A bad commit is a liability. It will break bisect and make debugging miserable.

#ForgejoActions takes it to the extreme and cancels an already running action when I push another change.

I get it - it's too slow and expensive to test them all when pipelines take minutes to run. But you could just pause the old ones until the newest one is finished!

#testing #forgejo #gitea #gitlab #Codeberg #coding

Als Antwort auf dorotaC

Oh, now I realized: most forges host underpriced runners, so they have a reason to have them run as little as possible.

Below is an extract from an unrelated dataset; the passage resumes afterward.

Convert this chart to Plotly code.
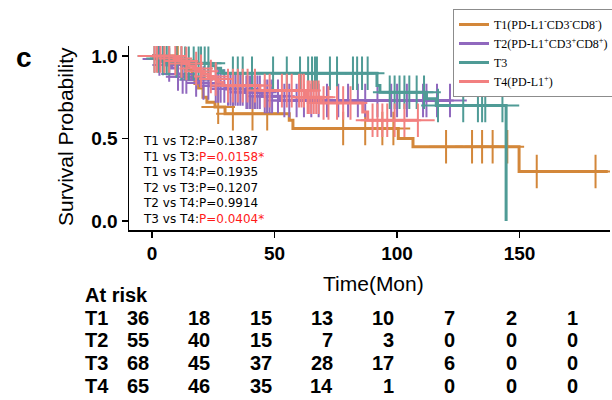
import numpy as np
import plotly.graph_objects as go

# ---------------- data ----------------
group_names = [
    "T1(PD-L1<sup>-</sup>CD3<sup>-</sup>CD8<sup>-</sup>)",
    "T2(PD-L1<sup>+</sup>CD3<sup>+</sup>CD8<sup>+</sup>)",
    "T3",
    "T4(PD-L1<sup>+</sup>)",
]
group_colors = ["#d3873a", "#9068be", "#4f9b96", "#f28080"]

t1_times = [0, 9, 12, 15, 16.3, 17.5, 19, 20.8, 22.4, 25.7, 29.8, 56, 57.5, 100.5, 106.5, 149.8, 186]
t1_surv = [1.0, 0.972, 0.944, 0.917, 0.861, 0.833, 0.806, 0.75, 0.72, 0.69, 0.65, 0.61, 0.56, 0.50, 0.45, 0.30, 0.30]
t1_cens = [5, 10.5, 27, 33, 41, 47, 78, 87, 94, 98.5, 120, 130.6, 134.7, 139, 145, 157, 181]

t2_times = [0, 2, 4, 6, 8, 10, 12, 15, 19, 24, 30, 38, 45, 52, 121.6]
t2_surv = [1.0, 0.982, 0.964, 0.945, 0.927, 0.891, 0.873, 0.855, 0.836, 0.818, 0.80, 0.78, 0.755, 0.73, 0.73]
t2_cens = [3, 7, 10.6, 12.5, 14, 18, 21, 23, 26, 27, 28, 29.5, 31, 32, 33, 34, 35, 36, 37, 38.5,
           39, 40, 41, 42, 43, 44, 46, 47, 48, 49, 51.4, 54, 56, 59, 62, 65, 68, 71.4, 76, 80,
           84, 87, 92, 97.6, 100, 104, 110.6, 112, 116.3, 121.6]

t3_times = [0, 4, 8, 11, 24, 26, 28, 29, 91.8, 93, 112, 116, 144.5]
t3_surv = [1.0, 0.985, 0.97, 0.955, 0.94, 0.925, 0.91, 0.895, 0.82, 0.78, 0.74, 0.70, 0.0]
t3_cens = [1, 2.5, 4.5, 6, 7, 10, 12, 13.5, 15, 17, 19, 20, 21.5, 23, 33, 35, 37, 40.8, 49.4, 55,
           60.4, 63.7, 65.3, 66.5, 67.3, 72.6, 75.5, 82, 83.7, 85.7, 88, 97, 99, 101, 103, 105,
           108, 111, 116.7, 127, 133, 134.7, 136, 143]

t4_times = [0, 9, 11, 13, 15, 17, 19, 21, 23, 25, 27, 29, 44, 63, 69, 86, 88, 108.5]
t4_surv = [1.0, 0.985, 0.969, 0.954, 0.938, 0.923, 0.907, 0.89, 0.875, 0.86, 0.84, 0.82, 0.79, 0.75, 0.715, 0.66, 0.61, 0.61]
t4_cens = [1, 2, 3.5, 5, 7, 9.5, 12, 14, 18, 20, 24, 26, 31, 33, 35, 37, 39, 42, 46, 48, 53, 55,
           57, 60, 61, 62, 63.5, 64, 65, 66, 67, 68, 70, 72, 75.5, 78, 81, 90, 92, 94, 96, 99,
           103, 108.5]

risk_labels = ["T1", "T2", "T3", "T4"]
risk_times = [0, 25, 50, 75, 100, 125, 150, 175]
risk_t1 = [36, 18, 15, 13, 10, 7, 2, 1]
risk_t2 = [55, 40, 15, 7, 3, 0, 0, 0]
risk_t3 = [68, 45, 37, 28, 17, 6, 0, 0]
risk_t4 = [65, 46, 35, 14, 1, 0, 0, 0]

pval_pairs = ["T1 vs T2:", "T1 vs T3:", "T1 vs T4:", "T2 vs T3:", "T2 vs T4:", "T3 vs T4:"]
pval_texts = ["P=0.1387", "P=0.0158*", "P=0.1935", "P=0.1207", "P=0.9914", "P=0.0404*"]
pval_sig = [False, True, False, False, False, True]

x_ticks = [0, 50, 100, 150]
y_ticks = [0.0, 0.5, 1.0]

# ---------------- figure ----------------
groups = [
    (t1_times, t1_surv, t1_cens),
    (t2_times, t2_surv, t2_cens),
    (t3_times, t3_surv, t3_cens),
    (t4_times, t4_surv, t4_cens),
]

fig = go.Figure()
for (times, surv, cens), name, color in zip(groups, group_names, group_colors):
    fig.add_trace(go.Scatter(
        x=times, y=surv, mode="lines", line=dict(shape="hv", color=color, width=3),
        name=name, showlegend=True, hoverinfo="skip"))
    tarr = np.asarray(times)
    sarr = np.asarray(surv)
    idx = np.searchsorted(tarr, np.asarray(cens), side="right") - 1
    cy = sarr[idx]
    fig.add_trace(go.Scatter(
        x=cens, y=cy, mode="markers", showlegend=False, hoverinfo="skip",
        marker=dict(symbol="cross-thin", size=24, color=color,
                    line=dict(color=color, width=2))))

L, R, T, B = 129, 2, 46, 170
W, H = 612, 400
pw = W - L - R
ph = H - T - B


def px_to_paper_x(px):
    return (px - L) / pw


def px_to_paper_y(py):
    return (H - B - py) / ph


def label(text, px, py, size, xanchor="center", yanchor="middle", angle=0, family="Liberation Sans",
          xref="paper", xval=None, xshift=0):
    return dict(text=text, x=px_to_paper_x(px) if xval is None else xval, y=px_to_paper_y(py),
                xref=xref, yref="paper", xanchor=xanchor, yanchor=yanchor, textangle=angle,
                showarrow=False, xshift=xshift, align="left",
                font=dict(family=family, size=size, color="black"))


annotations = []
annotations.append(label("<b>c</b>", 24, 57, 28))
annotations.append(label("Survival Probability", 65, 137, 21, angle=-90))
annotations.append(label("Time(Mon)", 373, 283, 21))

lines = []
for pair, txt, sig in zip(pval_pairs, pval_texts, pval_sig):
    if sig:
        lines.append(pair + "<span style='color:#ff1a1a'>" + txt + "</span>")
    else:
        lines.append(pair + txt)
annotations.append(label("<br>".join(lines), 141, 132, 12, xanchor="left", yanchor="top",
                         family="DejaVu Sans"))

annotations.append(label("<b>At risk</b>", 83, 295, 20, xanchor="left"))
row_y = [318, 340, 363, 386]
for lab, vals, ry in zip(risk_labels, [risk_t1, risk_t2, risk_t3, risk_t4], row_y):
    annotations.append(label("<b>" + lab + "</b>", 83, ry, 20, xanchor="left"))
    for t, v in zip(risk_times, vals):
        annotations.append(label("<b>%d</b>" % v, 0, ry, 20, xanchor="right", xref="x", xval=t, xshift=-1))

fig.update_layout(
    width=W, height=H,
    margin=dict(l=L, r=R, t=T, b=B, autoexpand=False),
    paper_bgcolor="white", plot_bgcolor="white",
    showlegend=True,
    hovermode=False,
    legend=dict(x=px_to_paper_x(453), y=px_to_paper_y(9), xanchor="left", yanchor="top",
                bgcolor="white", bordercolor="#8c8c8c", borderwidth=1,
                font=dict(family="Liberation Serif", size=12, color="black"),
                itemwidth=30, tracegroupgap=0),
    annotations=annotations,
    xaxis=dict(range=[-9.4, 186.9], tickvals=x_ticks, ticks="outside", ticklen=6, tickwidth=1.5,
               tickcolor="black", showline=True, linecolor="black", linewidth=1.5, showgrid=False,
               zeroline=False, automargin=False,
               tickfont=dict(family="Liberation Sans", size=19, color="black", weight="bold")),
    yaxis=dict(range=[-0.0545, 1.06], tickvals=y_ticks, tickformat=".1f", ticks="outside", ticklen=6,
               tickwidth=1.5, tickcolor="black", showline=True, linecolor="black", linewidth=1.5,
               showgrid=False, zeroline=False, automargin=False,
               tickfont=dict(family="Liberation Sans", size=19, color="black", weight="bold")),
)

fig.write_html("out.html", config={"displayModeBar": False, "staticPlot": True},
               post_script="document.body.style.margin='0';document.body.style.overflow='hidden';")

Well, I set up my own runner on #forgejo for a single repo, so I have power to spare 😛

Als Antwort auf dorotaC

It's also not a wise move w.r.t. to energy consumption, environmental impact, and the best way to accelerate #climatecrisis. Also read wimvanderbauwhede.codeberg.pag…

So following Pareto principle, you want to find a sweet spot between energy consumption and code checks.

Even if I had the money, I would still reduce pipelines to a bare minimum to avoid wasting energy.

~f

Als Antwort auf Codeberg.org

@Codeberg

If your pipeline takes 2 minutes and saves 2 hours in debugging and another 20 in working around the problem at the end user side - which is the case at least for me - then the sweet spot is quite clear.

> the best way to accelerate #climatecrisis

I call this a ridiculous statement. If running a computer for 5 extra minutes is comparatively so bad, we should reconsider software altogether.

There are many better ways to heat up Earth, related to transportation and manufacturng.